→ **Data block**

::::::::::

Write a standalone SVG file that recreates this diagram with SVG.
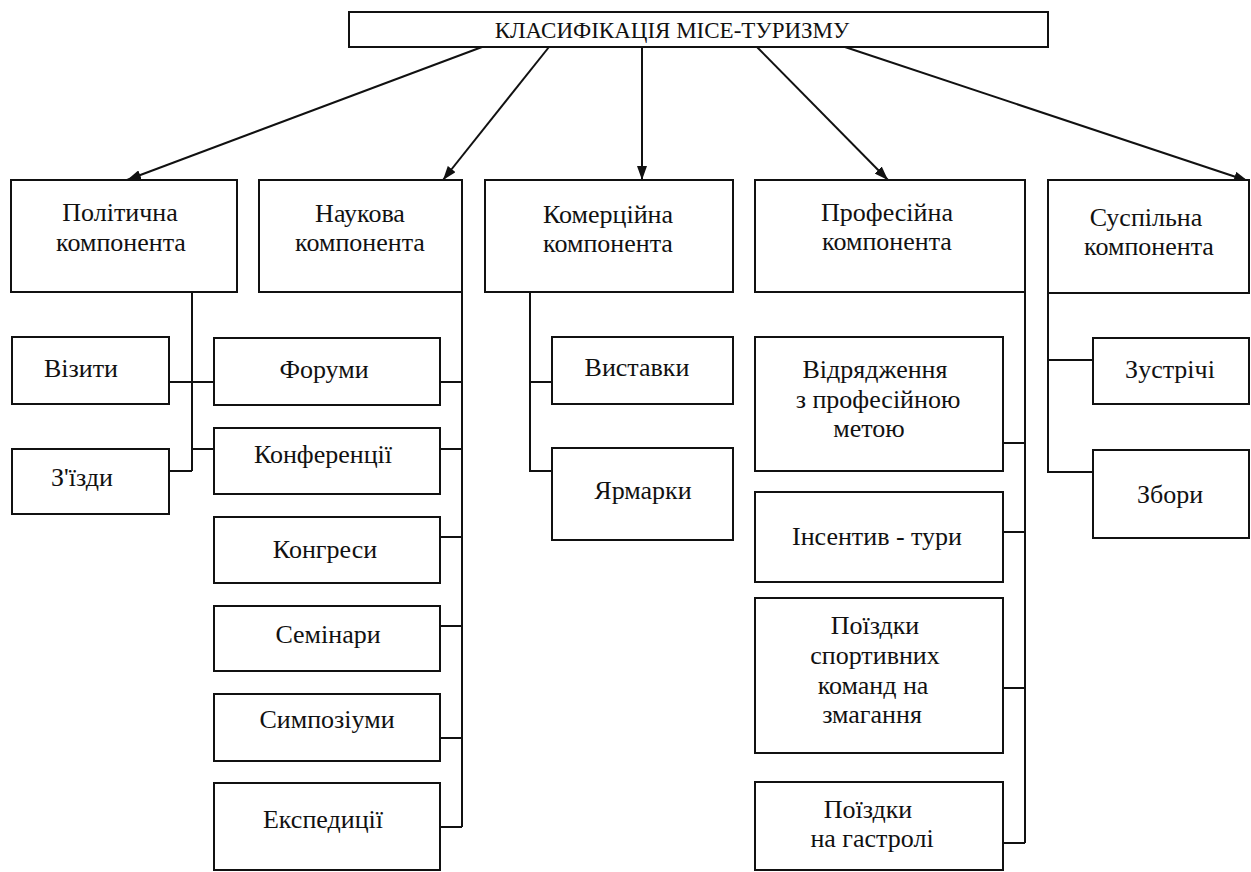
<svg xmlns="http://www.w3.org/2000/svg" width="1251" height="872" viewBox="0 0 1251 872">
<defs>
<marker id="ah" markerWidth="14" markerHeight="10" refX="14" refY="5" orient="auto" markerUnits="userSpaceOnUse">
<path d="M0,0 L14,5 L0,10 Z" fill="#111"/>
</marker>
</defs>
<rect width="1251" height="872" fill="#fff"/>
<g id="connectors" fill="none" stroke="#111" stroke-width="2">
<line x1="482" y1="47" x2="127" y2="180" marker-end="url(#ah)"/>
<line x1="549" y1="47" x2="443" y2="180" marker-end="url(#ah)"/>
<line x1="642" y1="47" x2="642" y2="180" marker-end="url(#ah)"/>
<line x1="757" y1="47" x2="888" y2="180" marker-end="url(#ah)"/>
<line x1="845" y1="47" x2="1248" y2="181" marker-end="url(#ah)"/>
<path d="M192,292 V471 M169,382 H214 M192,449 H214 M169,471 H192"/>
<path d="M462,292 V827 M440,382 H462 M440,449 H462 M440,537 H462 M440,626 H462 M440,738 H462 M440,827 H462"/>
<path d="M530,292 V471 H552 M530,382 H552"/>
<path d="M1025,292 V843 M1003,443 H1025 M1003,532 H1025 M1003,688 H1025 M1003,843 H1025"/>
<path d="M1048,293 V472 H1093 M1048,360 H1093"/>
</g>
<g id="boxes" fill="#fff" stroke="#111" stroke-width="2">
<rect id="title-box" x="349" y="12" width="699" height="35"/>
<rect id="political-box" x="11" y="180" width="226" height="112"/>
<rect id="science-box" x="259" y="180" width="203" height="112"/>
<rect id="commercial-box" x="485" y="180" width="248" height="112"/>
<rect id="professional-box" x="755" y="180" width="270" height="112"/>
<rect id="social-box" x="1048" y="180" width="201" height="113"/>
<rect id="visits-box" x="12" y="337" width="157" height="67"/>
<rect id="congresses-z-box" x="12" y="449" width="157" height="65"/>
<rect id="forums-box" x="214" y="338" width="226" height="67"/>
<rect id="conferences-box" x="214" y="428" width="226" height="66"/>
<rect id="congresses-box" x="214" y="517" width="226" height="66"/>
<rect id="seminars-box" x="214" y="606" width="226" height="65"/>
<rect id="symposia-box" x="214" y="694" width="226" height="67"/>
<rect id="expeditions-box" x="214" y="783" width="226" height="87"/>
<rect id="exhibitions-box" x="552" y="337" width="181" height="67"/>
<rect id="fairs-box" x="552" y="448" width="181" height="92"/>
<rect id="business-trips-box" x="755" y="337" width="248" height="134"/>
<rect id="incentive-box" x="755" y="492" width="248" height="90"/>
<rect id="sport-trips-box" x="755" y="598" width="248" height="155"/>
<rect id="tours-box" x="755" y="782" width="248" height="88"/>
<rect id="meetings-box" x="1093" y="338" width="156" height="66"/>
<rect id="assemblies-box" x="1093" y="450" width="156" height="88"/>
</g>
<g id="labels" fill="#111" text-anchor="middle" font-family="Liberation Serif, serif" font-size="26">
<g id="title"><text font-size="23" x="672" y="38">КЛАСИФІКАЦІЯ МІСЕ-ТУРИЗМУ</text></g>
<g id="political"><text x="120" y="221">Політична</text><text x="121" y="251">компонента</text></g>
<g id="science"><text x="360" y="222">Наукова</text><text x="360" y="251">компонента</text></g>
<g id="commercial"><text x="608" y="223">Комерційна</text><text x="608" y="252">компонента</text></g>
<g id="professional"><text x="887" y="221">Професійна</text><text x="887" y="250">компонента</text></g>
<g id="social"><text x="1146" y="226">Суспільна</text><text x="1149" y="255">компонента</text></g>
<g id="visits"><text x="81" y="377">Візити</text></g>
<g id="congresses-z"><text x="82" y="486">З&#39;їзди</text></g>
<g id="forums"><text x="324" y="378">Форуми</text></g>
<g id="conferences"><text x="323" y="463">Конференції</text></g>
<g id="congresses"><text x="325" y="558">Конгреси</text></g>
<g id="seminars"><text x="328" y="643">Семінари</text></g>
<g id="symposia"><text x="327" y="728">Симпозіуми</text></g>
<g id="expeditions"><text x="323" y="828">Експедиції</text></g>
<g id="exhibitions"><text x="637" y="376">Виставки</text></g>
<g id="fairs"><text x="643" y="499">Ярмарки</text></g>
<g id="business-trips"><text x="875" y="378">Відрядження</text><text x="878" y="408">з професійною</text><text x="869" y="437">метою</text></g>
<g id="incentive"><text x="877" y="545">Інсентив - тури</text></g>
<g id="sport-trips"><text x="875" y="634">Поїздки</text><text x="875" y="664">спортивних</text><text x="873" y="694">команд на</text><text x="872" y="723">змагання</text></g>
<g id="tours"><text x="868" y="818">Поїздки</text><text x="872" y="847">на гастролі</text></g>
<g id="meetings"><text x="1170" y="378">Зустрічі</text></g>
<g id="assemblies"><text x="1170" y="503">Збори</text></g>
</g>
</svg>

::::::::::

→ **Your objective**
Except for the pictures, reproduce every line exactly.

→ **The output**
Write a standalone SVG file that recreates this diagram with SVG.
<svg xmlns="http://www.w3.org/2000/svg" width="1251" height="872" viewBox="0 0 1251 872">
<defs>
<marker id="ah" markerWidth="14" markerHeight="10" refX="14" refY="5" orient="auto" markerUnits="userSpaceOnUse">
<path d="M0,0 L14,5 L0,10 Z" fill="#111"/>
</marker>
</defs>
<rect width="1251" height="872" fill="#fff"/>
<g id="connectors" fill="none" stroke="#111" stroke-width="2">
<line x1="482" y1="47" x2="127" y2="180" marker-end="url(#ah)"/>
<line x1="549" y1="47" x2="443" y2="180" marker-end="url(#ah)"/>
<line x1="642" y1="47" x2="642" y2="180" marker-end="url(#ah)"/>
<line x1="757" y1="47" x2="888" y2="180" marker-end="url(#ah)"/>
<line x1="845" y1="47" x2="1248" y2="181" marker-end="url(#ah)"/>
<path d="M192,292 V471 M169,382 H214 M192,449 H214 M169,471 H192"/>
<path d="M462,292 V827 M440,382 H462 M440,449 H462 M440,537 H462 M440,626 H462 M440,738 H462 M440,827 H462"/>
<path d="M530,292 V471 H552 M530,382 H552"/>
<path d="M1025,292 V843 M1003,443 H1025 M1003,532 H1025 M1003,688 H1025 M1003,843 H1025"/>
<path d="M1048,293 V472 H1093 M1048,360 H1093"/>
</g>
<g id="boxes" fill="#fff" stroke="#111" stroke-width="2">
<rect id="title-box" x="349" y="12" width="699" height="35"/>
<rect id="political-box" x="11" y="180" width="226" height="112"/>
<rect id="science-box" x="259" y="180" width="203" height="112"/>
<rect id="commercial-box" x="485" y="180" width="248" height="112"/>
<rect id="professional-box" x="755" y="180" width="270" height="112"/>
<rect id="social-box" x="1048" y="180" width="201" height="113"/>
<rect id="visits-box" x="12" y="337" width="157" height="67"/>
<rect id="congresses-z-box" x="12" y="449" width="157" height="65"/>
<rect id="forums-box" x="214" y="338" width="226" height="67"/>
<rect id="conferences-box" x="214" y="428" width="226" height="66"/>
<rect id="congresses-box" x="214" y="517" width="226" height="66"/>
<rect id="seminars-box" x="214" y="606" width="226" height="65"/>
<rect id="symposia-box" x="214" y="694" width="226" height="67"/>
<rect id="expeditions-box" x="214" y="783" width="226" height="87"/>
<rect id="exhibitions-box" x="552" y="337" width="181" height="67"/>
<rect id="fairs-box" x="552" y="448" width="181" height="92"/>
<rect id="business-trips-box" x="755" y="337" width="248" height="134"/>
<rect id="incentive-box" x="755" y="492" width="248" height="90"/>
<rect id="sport-trips-box" x="755" y="598" width="248" height="155"/>
<rect id="tours-box" x="755" y="782" width="248" height="88"/>
<rect id="meetings-box" x="1093" y="338" width="156" height="66"/>
<rect id="assemblies-box" x="1093" y="450" width="156" height="88"/>
</g>
<g id="labels" fill="#111" text-anchor="middle" font-family="Liberation Serif, serif" font-size="26">
<g id="title"><text font-size="23" x="672" y="38">КЛАСИФІКАЦІЯ МІСЕ-ТУРИЗМУ</text></g>
<g id="political"><text x="120" y="221">Політична</text><text x="121" y="251">компонента</text></g>
<g id="science"><text x="360" y="222">Наукова</text><text x="360" y="251">компонента</text></g>
<g id="commercial"><text x="608" y="223">Комерційна</text><text x="608" y="252">компонента</text></g>
<g id="professional"><text x="887" y="221">Професійна</text><text x="887" y="250">компонента</text></g>
<g id="social"><text x="1146" y="226">Суспільна</text><text x="1149" y="255">компонента</text></g>
<g id="visits"><text x="81" y="377">Візити</text></g>
<g id="congresses-z"><text x="82" y="486">З&#39;їзди</text></g>
<g id="forums"><text x="324" y="378">Форуми</text></g>
<g id="conferences"><text x="323" y="463">Конференції</text></g>
<g id="congresses"><text x="325" y="558">Конгреси</text></g>
<g id="seminars"><text x="328" y="643">Семінари</text></g>
<g id="symposia"><text x="327" y="728">Симпозіуми</text></g>
<g id="expeditions"><text x="323" y="828">Експедиції</text></g>
<g id="exhibitions"><text x="637" y="376">Виставки</text></g>
<g id="fairs"><text x="643" y="499">Ярмарки</text></g>
<g id="business-trips"><text x="875" y="378">Відрядження</text><text x="878" y="408">з професійною</text><text x="869" y="437">метою</text></g>
<g id="incentive"><text x="877" y="545">Інсентив - тури</text></g>
<g id="sport-trips"><text x="875" y="634">Поїздки</text><text x="875" y="664">спортивних</text><text x="873" y="694">команд на</text><text x="872" y="723">змагання</text></g>
<g id="tours"><text x="868" y="818">Поїздки</text><text x="872" y="847">на гастролі</text></g>
<g id="meetings"><text x="1170" y="378">Зустрічі</text></g>
<g id="assemblies"><text x="1170" y="503">Збори</text></g>
</g>
</svg>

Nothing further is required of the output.